I recently watched a Nature show on Whitetail Deer. Deer are probably the most studied wildlife in the United States. This show revealed some new ‘secrets’.
Since I no longer care if the local deer eat my flowers, I enjoy watching them and learning from them. They start to come down now from the high country and stay through the winter. First the does appear, then around November [the day after hunting season ends!] the bucks appear and come into the rut. You see them following does everywhere. As winter comes upon us harsher and harsher, they look for food wherever they can find it.
The Nature show says scientists were shocked to learn that does do a lot of in-house fighting. Yet watching deer in my front yard in winters, I’ve frequently observed does displace not just other does for food, but their own offspring. A pecking order is obvious. If a deer block is set out in the snow, the hierarchy is readily observed. Subordinate does and fawns will sneak up to the block when the dominant doe is distracted, many times only to be kicked by the leader.http://youtu.be/QRPSV998Ma0
The film noted how intelligent deer are. They can evaluate with time which dogs in a neighborhood, for instance, don’t pose a threat. And they even will run off some dogs. My own dog, Koda, has been taught not to run after deer or elk. He sits on the front porch while the deer feed beside him. One time a truck drove up and observed the deer and dog together; but as soon as the men got out of their truck, the deer scattered. They said they’d never seen anything like that before. My neighbor, who feeds their horses hay in the winter and sometimes has over 50 deer come to feed at the same time, says the deer almost run her dogs off. Interestingly, even though the deer know me as well, if the dog goes outside alone, they stick around. But when I come outside, they scatter. Humans are just too unpredictable I guess.
The Nature film spoke a lot about deer social structures and communication. I’ve watched bucks groom one another extensively in the winter, obviously as a form of bonding and communication.
Although the film was about white-tailed [whom I am not familiar with], mule deer, although they don’t have the tail-waving alerts of white-tail, have their own alert systems. And those seem too subtle for me to understand. Deer have incredible hearing and smell. They rustle up and leave the woods before you even knew they were there.

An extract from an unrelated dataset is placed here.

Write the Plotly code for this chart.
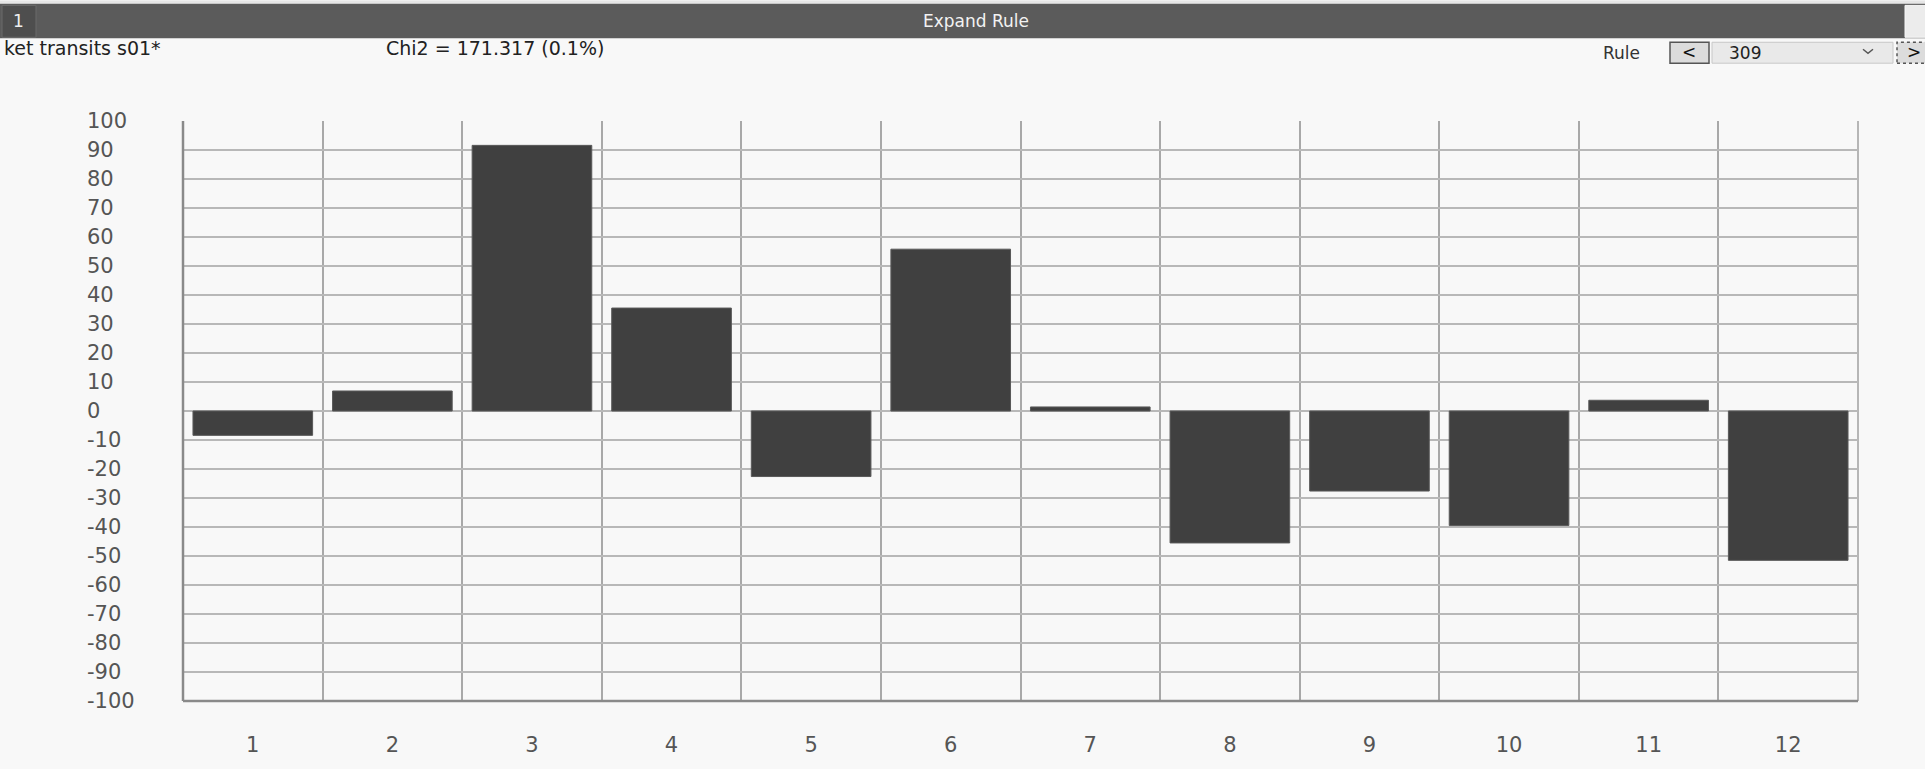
import plotly.graph_objects as go

# ---- data ----
categories = [1, 2, 3, 4, 5, 6, 7, 8, 9, 10, 11, 12]
values = [-8.4, 6.9, 91.6, 35.5, -22.6, 55.8, 1.4, -45.5, -27.6, -39.5, 3.7, -51.5]
y_ticks = list(range(100, -101, -10))
x_labels = [str(c) for c in categories]
header_title = "Expand Rule"
series_name = "ket transits s01*"
chi_text = "Chi2 = 171.317 (0.1%)"
rule_value = "309"

# ---- geometry (pixels) ----
W, H = 1925, 769
ML, MR, MT, MB = 183, 67, 121, 66
PW, PH = W - ML - MR, H - MT - MB


def px(x):
    return (x - ML) / PW


def py(y):
    return 1 - (y - MT) / PH


FONT = "DejaVu Sans"
BG = "#f8f8f8"

fig = go.Figure()
fig.add_trace(go.Bar(
    x=categories, y=values, width=0.857,
    marker=dict(color="#404040", line=dict(color="#595959", width=1)),
    showlegend=False, hoverinfo="x+y",
))

shapes = []
annotations = []

# header band
shapes.append(dict(type="rect", xref="paper", yref="paper", x0=px(0), x1=px(W), y0=py(38), y1=py(3),
                   fillcolor="#5b5b5b", line=dict(width=0), layer="above"))
shapes.append(dict(type="rect", xref="paper", yref="paper", x0=px(0), x1=px(W), y0=py(3), y1=py(0),
                   fillcolor="#e6e6e6", line=dict(width=0), layer="above"))
# "1" tab
shapes.append(dict(type="rect", xref="paper", yref="paper", x0=px(2), x1=px(36), y0=py(37), y1=py(5),
                   fillcolor="#4e4e4e", line=dict(color="#6a6a6a", width=1), layer="above"))
annotations.append(dict(text="1", xref="paper", yref="paper", x=px(18), y=py(21), showarrow=False,
                        font=dict(family=FONT, size=17, color="#eeeeee"), xanchor="center", yanchor="middle"))
annotations.append(dict(text=header_title, xref="paper", yref="paper", x=px(976), y=py(21), showarrow=False,
                        font=dict(family=FONT, size=17, color="#f2f2f2"), xanchor="center", yanchor="middle"))
# right edge button in header
shapes.append(dict(type="rect", xref="paper", yref="paper", x0=px(1905), x1=px(1930), y0=py(37), y1=py(5),
                   fillcolor="#ececec", line=dict(color="#f8f8f8", width=1), layer="above"))

# second row texts
annotations.append(dict(text=series_name, xref="paper", yref="paper", x=px(2), y=py(48), showarrow=False,
                        font=dict(family=FONT, size=19, color="#222222"), xanchor="left", yanchor="middle"))
annotations.append(dict(text=chi_text, xref="paper", yref="paper", x=px(384), y=py(48), showarrow=False,
                        font=dict(family=FONT, size=19, color="#222222"), xanchor="left", yanchor="middle"))
annotations.append(dict(text="Rule", xref="paper", yref="paper", x=px(1601), y=py(53), showarrow=False,
                        font=dict(family=FONT, size=17, color="#333333"), xanchor="left", yanchor="middle"))
# prev button
shapes.append(dict(type="rect", xref="paper", yref="paper", x0=px(1670), x1=px(1709), y0=py(63), y1=py(42),
                   fillcolor="#dcdcdc", line=dict(color="#555555", width=1.5), layer="above"))
annotations.append(dict(text="<", xref="paper", yref="paper", x=px(1689), y=py(52), showarrow=False,
                        font=dict(family=FONT, size=17, color="#111111"), xanchor="center", yanchor="middle"))
# dropdown
shapes.append(dict(type="rect", xref="paper", yref="paper", x0=px(1712), x1=px(1893), y0=py(63), y1=py(42),
                   fillcolor="#e9e9e9", line=dict(color="#c8c8c8", width=1), layer="above"))
annotations.append(dict(text=rule_value, xref="paper", yref="paper", x=px(1727), y=py(53), showarrow=False,
                        font=dict(family=FONT, size=17, color="#222222"), xanchor="left", yanchor="middle"))
shapes.append(dict(type="path", xref="paper", yref="paper",
                   path=f"M {px(1863)} {py(49)} L {px(1868)} {py(53)} L {px(1873)} {py(49)}",
                   line=dict(color="#555555", width=1.5), layer="above"))
# next button (clipped)
shapes.append(dict(type="rect", xref="paper", yref="paper", x0=px(1897), x1=px(1935), y0=py(63), y1=py(42),
                   fillcolor="#dcdcdc", line=dict(color="#555555", width=1.5, dash="dot"), layer="above"))
annotations.append(dict(text=">", xref="paper", yref="paper", x=px(1905), y=py(52), showarrow=False,
                        font=dict(family=FONT, size=17, color="#111111"), xanchor="left", yanchor="middle"))

# y tick labels (left aligned as in the reference)
for v in y_ticks:
    annotations.append(dict(text=str(v), xref="paper", yref="y", x=px(85), y=v, showarrow=False,
                            font=dict(family=FONT, size=21, color="#555555"), xanchor="left", yanchor="middle"))

# frame
shapes.append(dict(type="line", xref="paper", yref="paper", x0=0, x1=0, y0=0, y1=1,
                   line=dict(color="#8a8a8a", width=2.5), layer="above"))
shapes.append(dict(type="line", xref="paper", yref="paper", x0=0, x1=1, y0=0, y1=0,
                   line=dict(color="#8a8a8a", width=2.5), layer="above"))
shapes.append(dict(type="line", xref="paper", yref="paper", x0=1, x1=1, y0=0, y1=1,
                   line=dict(color="#a0a0a0", width=1.5), layer="below"))

fig.update_layout(
    width=W, height=H,
    margin=dict(l=ML, r=MR, t=MT, b=MB, pad=0),
    paper_bgcolor=BG, plot_bgcolor=BG,
    shapes=shapes, annotations=annotations,
    bargap=0.143,
    xaxis=dict(
        range=[0.5, 12.5], tickmode="array", tickvals=categories, ticktext=x_labels,
        showgrid=False, zeroline=False, ticks="", ticklabelstandoff=29,
        tickfont=dict(family=FONT, size=21, color="#555555"),
        minor=dict(tickmode="array", tickvals=[c + 0.5 for c in categories[:-1]],
                   showgrid=True, gridcolor="#a8a8a8", gridwidth=1.5, ticks=""),
        fixedrange=True,
    ),
    yaxis=dict(
        range=[-100, 100], tickmode="array", tickvals=y_ticks, showticklabels=False,
        showgrid=True, gridcolor="#b8b8b8", gridwidth=1.5, zeroline=False, ticks="",
        fixedrange=True,
    ),
)

fig.write_html(
    "out.html",
    config={"displayModeBar": False},
    post_script="document.body.style.margin='0';document.body.style.overflow='hidden';"
                "document.body.style.background='" + BG + "';",
)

Since moving to my cabin and simply observing deer, instead of trying to manage them off my landscape plants, I’ve had some very interesting encounters. Below is a short excerpt from my new book The Wild Excellence:
I was living full time in Wyoming, but continued for several years to do winter design work, November through January, in California to make ends meet. Upon my return one winter, I was beginning to open up the cabin. It’s always a big process. I have to turn on the water, electricity, pump, and get the house heated up when it’s below freezing outside. My friend Gary had come to help with the process. I’d met Gary when he built a fence for my neighbor. He lived in town but watched over their property. I needed help with cutting and hauling firewood, and Gary, a retired forest ranger, was the man for the job. Over time, he had helped me burn slash piles, installed new bathroom cabinets, and built an outhouse for the upper cabin. Working together, we’d become good friends and today he brought along his dog, so we had two dogs.
We were inside, tending to the business of the cabin, when the dogs outside started barking. It was the kind of bark that means there’s wildlife around. Koda knows not to run after deer, but when he’s in a pack (and two dogs constitute a pack mentality), I have to watch him. Gary and I walked outside. The dogs were barking towards the woods. At first we saw nothing and couldn’t understand what was causing the dogs’ agitation. Then, after we’d quieted the dogs, a large buck came out of the trees and started making his way across the meadow. The snow was soft and deep. We assumed the buck was heading east, away from the cabin. The four of us—two humans and two dogs—watched in silence as the buck walked slowly, deliberately, and regally through the deep snow. The depth of the snow almost made him look wounded as he walked. We stared in amazement as this large buck walked across the meadow, through my gate and into my front yard. He stopped about ten feet directly in front of us. The dogs were quiet. I think, like us, they were mesmerized. Here was the Deer King. He stood before us with his full beautiful rack. His large eyes stared directly into ours for a long time, at least a full two minutes. I wasn’t sure if I should bow or run. Then just as he had come, he turned and slowly walked away. He was done with us.
If you watch wildlife long enough, you see they are separate ‘nations’ unto themselves. The ‘Deer Nation’ has a lot to teach us humans.